Managers who sold at the height of the market will be rewarded for their ‘discipline’ when LPs once again start deploying capital to private equity real estate vehicles.

Managers who refused to “blindly” pursue investment strategies and sold assets at the height of the market will be the ones rewarded with new commitments in the next fundraising cycle.

Managers are not supposed to blindly pursue strategies established months and even years ago.

Ted Leary, Crosswater
Realty Advisors

Challenging comments that managers shouldn’t be blamed for poor performance if they stuck to their strategies, pension fund advisor Ted Leary argued fund managers would be judged in the future for their “willingness or unwillingness” to deploy investor capital when markets had “changed for the worse”.

The founder of Los Angeles-based advisory firm Crosswater Realty Advisors said markets mattered, adding: “One particular complaint that comes up over and over again is managers who pumped the money out at the height of the market. Yes, admittedly that involves 20-20 hindsight, but not all managers did that.”

Leary, who is advising several large US public pensions, said as LPs reviewed existing fund investments it was becoming evident some GPs did heed the warning signs of a overheated market. “Managers are not supposed to blindly pursue strategies established months and even years ago. They should constantly double check those strategies against changes in the market and make strategy changes – including ceasing investing if needed.”

[Fund managers] should constantly double check those strategies against changes in the market and make strategy changes – including ceasing investing if needed.

Leary

Leary added: “Fair or not, the conclusion investors often arrive at is that the more aggressive
managers were driven by a short term fee mentality, rather than the long term interests of their
clients.”

During a recent PERE European Roundtable debate, Brendan O’Regan, senior property manager at Ireland’s National Treasury Management Agency, argued that if managers had adhered to the fund strategy that was articulated to investors when they entered the fund – and deployed capital in line with that strategy – there shouldn’t be a rush to criticise performance owing purely to market events.

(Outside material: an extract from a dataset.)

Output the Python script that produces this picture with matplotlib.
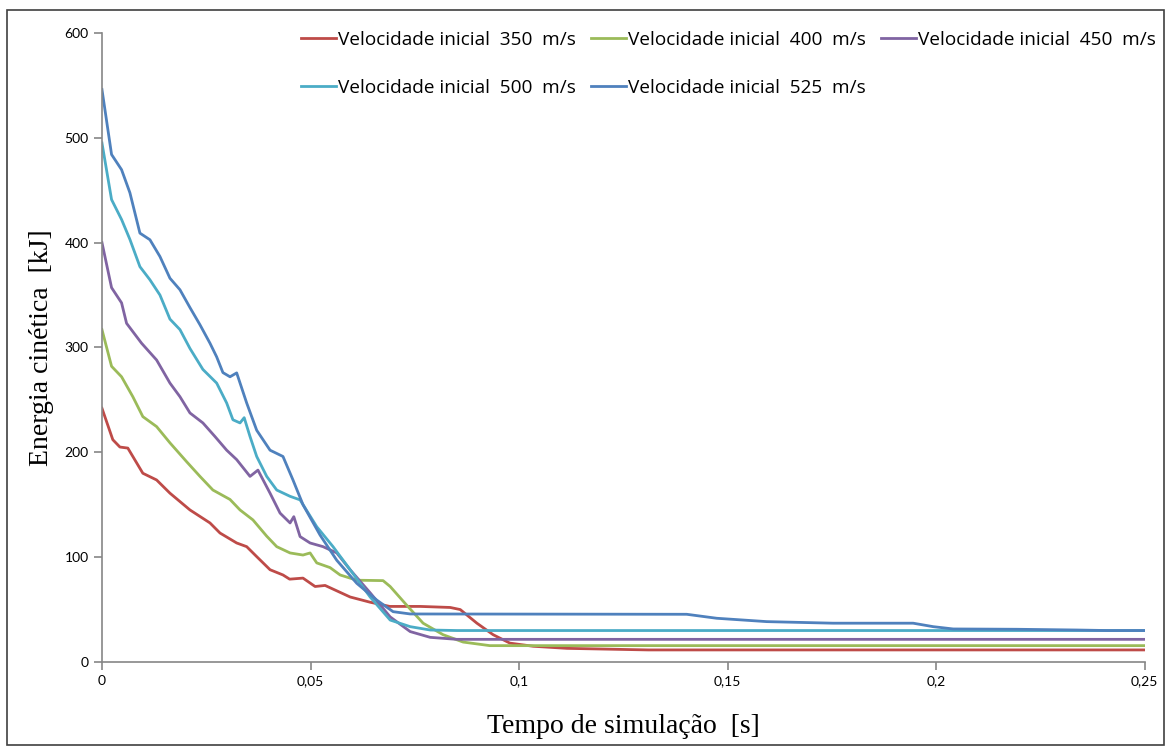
import matplotlib.pyplot as plt
from matplotlib.patches import Rectangle

# tempo [s] e energia cinética [kJ] para cada velocidade inicial
t_350 = [0, 0.0026, 0.0043, 0.0062, 0.0074, 0.0098, 0.0131, 0.0163, 0.0211, 0.0259, 0.0283,
         0.0323, 0.0347, 0.0371, 0.0403, 0.0434, 0.045, 0.0482, 0.0511, 0.0535, 0.0595, 0.0643,
         0.069, 0.0763, 0.0835, 0.0859, 0.0899, 0.0938, 0.0978, 0.1034, 0.1115, 0.131, 0.25]
e_350 = [242, 212, 205, 204, 196, 180, 173.6, 161, 145, 132.6, 123,
         113.5, 110, 100.5, 88, 83, 79, 80, 72, 73, 62, 57,
         53, 53, 52, 50, 37, 26, 18, 15, 13, 11.5, 11.5]

t_400 = [0, 0.0023, 0.0047, 0.0074, 0.0098, 0.0131, 0.0163, 0.0203, 0.0235, 0.0266, 0.0307,
         0.0331, 0.0362, 0.0395, 0.0419, 0.0451, 0.0482, 0.0499, 0.0515, 0.0547, 0.0571, 0.0611,
         0.0674, 0.0691, 0.0731, 0.077, 0.0818, 0.0866, 0.093, 0.25]
e_400 = [317, 282, 272, 253, 234, 224.5, 209, 191, 177, 164, 155,
         145, 135.5, 120, 110, 104, 102, 104, 94.5, 90, 83, 78,
         77.6, 72, 54, 37, 26, 19, 15.6, 15.6]

t_450 = [0, 0.0023, 0.0047, 0.0059, 0.0095, 0.0131, 0.0163, 0.0187, 0.0211, 0.0242, 0.0271,
         0.0299, 0.0323, 0.0355, 0.0374, 0.0403, 0.0427, 0.0451, 0.046, 0.0475, 0.0499, 0.053,
         0.0563, 0.0595, 0.0643, 0.0691, 0.0739, 0.0787, 0.0851, 0.25]
e_450 = [400, 357, 342.5, 323, 304, 288, 266, 253, 237.5, 228, 215,
         202, 193, 177, 183, 161, 142, 132.6, 138.6, 119.6, 113.5, 110,
         104, 88, 66, 43, 29, 23.5, 21.6, 21.6]

t_500 = [0, 0.0023, 0.0047, 0.0067, 0.0091, 0.0115, 0.0139, 0.0163, 0.0187, 0.0211, 0.0242,
         0.0275, 0.0299, 0.0314, 0.0331, 0.0341, 0.0355, 0.0371, 0.0395, 0.0419, 0.0451, 0.0475,
         0.0515, 0.0554, 0.0595, 0.0643, 0.0691, 0.0739, 0.0787, 0.0851, 0.25]
e_500 = [495, 441, 422, 403, 377, 364.5, 350, 327, 317, 299, 279,
         266, 247, 231, 228, 233, 215, 196, 177, 164, 158, 154.6,
         129, 110, 88, 62, 40, 33.7, 30.5, 30, 30]

t_525 = [0, 0.0023, 0.0047, 0.0067, 0.0091, 0.0115, 0.0139, 0.0163, 0.0187, 0.0211, 0.0235,
         0.0259, 0.0275, 0.029, 0.0307, 0.0323, 0.0347, 0.0371, 0.0403, 0.0434, 0.0458, 0.0482,
         0.0523, 0.0563, 0.0611, 0.0659, 0.0698, 0.0739, 0.1402, 0.1474, 0.1594, 0.1753, 0.1945,
         0.1993, 0.2041, 0.2194, 0.2338, 0.241, 0.25]
e_525 = [546, 484, 469.5, 447.5, 409, 402.7, 386.7, 366, 355, 338, 321.6,
         304, 291, 276, 272, 275.7, 247, 221, 202, 196, 173.6, 150,
         121, 97, 75, 59, 48, 45.8, 45.5, 41.7, 38.5, 37, 37,
         33.7, 31.5, 31.2, 30.5, 30, 30]

series = [
    (t_350, e_350, "Velocidade inicial  350  m/s", "#BE4B48"),
    (t_400, e_400, "Velocidade inicial  400  m/s", "#9BBB59"),
    (t_450, e_450, "Velocidade inicial  450  m/s", "#8064A2"),
    (t_500, e_500, "Velocidade inicial  500  m/s", "#4BACC6"),
    (t_525, e_525, "Velocidade inicial  525  m/s", "#4F81BD"),
]

x_ticks = [0, 0.05, 0.1, 0.15, 0.2, 0.25]
x_labels = ["0", "0,05", "0,1", "0,15", "0,2", "0,25"]
y_ticks = [0, 100, 200, 300, 400, 500, 600]

plt.rcParams['font.family'] = ['Lato', 'DejaVu Sans']

fig = plt.figure(figsize=(11.68, 7.47), dpi=100)
ax = fig.add_axes([0.0873, 0.1138, 0.8927, 0.8422])

lines = []
for t, e, lab, c in series:
    ln, = ax.plot(t, e, color=c, lw=2, label=lab)
    lines.append(ln)

ax.set_xlim(0, 0.25)
ax.set_ylim(0, 600)
ax.set_xticks(x_ticks)
ax.set_xticklabels(x_labels)
ax.set_yticks(y_ticks)
ax.tick_params(colors="#868686", labelcolor="black", labelsize=10, length=6, width=1.2)
for s in ["top", "right"]:
    ax.spines[s].set_visible(False)
for s in ["left", "bottom"]:
    ax.spines[s].set_color("#868686")
    ax.spines[s].set_linewidth(1.2)

ax.set_ylabel("Energia cinética  [kJ]", family="Liberation Serif", fontsize=20, labelpad=8)
ax.set_xlabel("Tempo de simulação  [s]", family="Liberation Serif", fontsize=20, labelpad=19)

# ordem para preencher o legend por linhas (3 colunas)
order = [0, 3, 1, 4, 2]
ax.legend([lines[i] for i in order], [series[i][2] for i in order],
          ncol=3, loc="upper right", bbox_to_anchor=(1.027, 1.03), frameon=False,
          prop={"family": "Open Sans", "size": 13.7}, handlelength=1.84,
          handletextpad=0.1, columnspacing=0.8, labelspacing=1.55)

fig.patches.append(Rectangle((0.006, 0.003), 0.991, 0.984, transform=fig.transFigure,
                             fill=False, edgecolor="#404040", lw=1.2))

plt.savefig("out.png", dpi=100)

Instead, O’Regan stressed blame should be levelled at GPs who deviated away from an agreed strategy and where a GP’s own behaviour had contributed to declining fund performance. Investors, he said, should not be critical of a strategy that just “didn’t work out”. What mattered now, O’Regan said, was how managers behaved next.

The issue of performance has generated heated debate at property conferences globally, with delegates at the USA GRI 2010 event last week hearing that character – not just performance – should be the driving factor behind GP selection in coming years.

Speaking at the forum, a group of property advisors said LPs would be looking at the behaviour and character of GPs during the recession – and how they handled investor communications – rather than just performance as a means of assessing future fund commitments.

John Baczewski, president of Ipswich, Massachusetts-based advisory firm Real Estate Fiduciary Services, told PERE at the event: “Performance is no longer a differentiator [among GPs]. It’s how you responded to the difficult markets, it’s how you handled communicating those difficulties with your investors – it’s all about trust. If GPs want to survive, they are not only going to have to have a good investment thesis going forward but they are also going to have had to pass the character test,” he added.